1411, 21 décembre. — Souvigny.
Accord entre Anne Dauphine, duchesse de Bourbonnais etc., et Jean, duc de Bourbonnais, son fils, au sujet de la levée des aides et gabelles dans les pays de Forez et Beaujolais. Elles seront toutes deux levées par la duchesse douairière, qui pourra user de celles du Forez comme elle l'entend, celles de Beaujolais étant au contraire destinées à payer les dettes du feu duc Louis II. Si Anne Dauphine ne parvient pas à percevoir l'une ou l'autre des aides, en Forez comme en Beaujolais, alors Jean Ier sera tenu de la dédommager sur les aides du duché de Bourbonnais.

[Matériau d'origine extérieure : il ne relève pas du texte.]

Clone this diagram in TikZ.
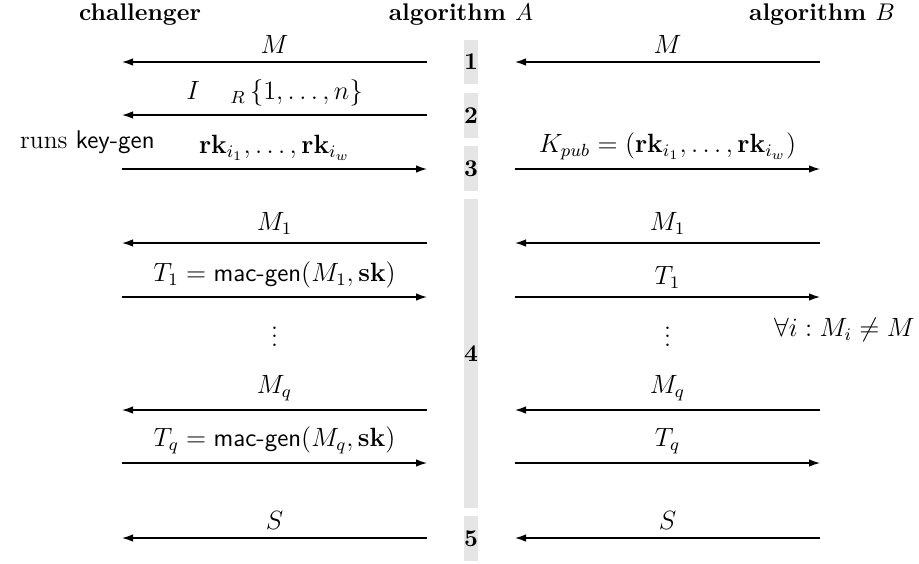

A. Original sur parchemin, signé. 360 x 310 mm, repli 75 mm. Paris, Archives nationales, P 1378/2, n°3067.
Analyse : Titres de Bourbon, II, p. 185, n°4881.
Anne Daulphine, duchesse de Bourbonnois, contesse de Fourez et dame de Beaujeu, et Jehan, duc de Bourbonnois, conte de Clermont, seigneur de Combraille et de Chastel Chinon, et per de France, a tous ceulx qui ces presentes lettres verront, salut. Savoir faisons que comme feux monseigneur le duc, que Dieu absoille, mari de nous Anne Daulphine et pere de nous Jehan, duc de Bourbonnois, eust acoustumé de prendre les aides et gabelles esdiz païs de Fourez et Beaujeuloiz, et lesquelx païs, selon les termes d'autres lettres aujourd'uy par nous passees, demeurent a nous Anne Daulphine, appointié a esté que les aides de Fourez seront levees par nous Anne Daulphine, pour icelles employer a nostre proufit, et les aides de Beaujeuloiz seront levees aussi par nous Anne Daulphine, pour les employer en acquit des debtes dudit feux monseigneur Loÿs, et a ce sera aucun commis par nous Anne Daulphine et Jehan pour icelle convertir audit acquit, et si ainsi estoit que nous Anne Daulphine ne penssions percevoir lesdites aides de Beaujeuloiz, neanmoins nous Jehan serons tenus d'acomplir l'acquictement desdiz debtes, et ou cas que nous Anne Daulphine ne pourrions joïr desdictes gabelles de Fourez, en ycellui cas nous Jehan serons tenus d'en faire recompensacion, et recompenserons a nous Anne Daulphine a la vallue d'icelles au païs de Bourbonnois, ou selon le bon vouloir, ordonnance et plaisir de nous, Anne Daulphine, et nous Anne ne prendons aucunes aides et gabelles en Bourbonnois, et oultre voulons que par les pactions et convenances presentes, certaines autres lettres aujourd'uy entre nous passees ne soient en aucune maniere innovees ou corompues, et les choses dessusdictes et chacune d'icelles, nous Anne Daulphine et Jehan, par tant que a un chascun touche et puet appartenir, promectons de tenir et actendre par noz foys et seremens, et sur l'obligacion de tous noz biens presens et a venir, en nous soubmectant a la juridicion, cohercion et contrainte des choses dessusdites. Et affin que ce soit ferme chose et estable, nous avons fait mectre noz seaulx en tesmoing de ce a ces presentes, qui furent donnees et passees a Sovigny1, le XXIe jour de decembre, l'an de grace mil quatre cens et unze.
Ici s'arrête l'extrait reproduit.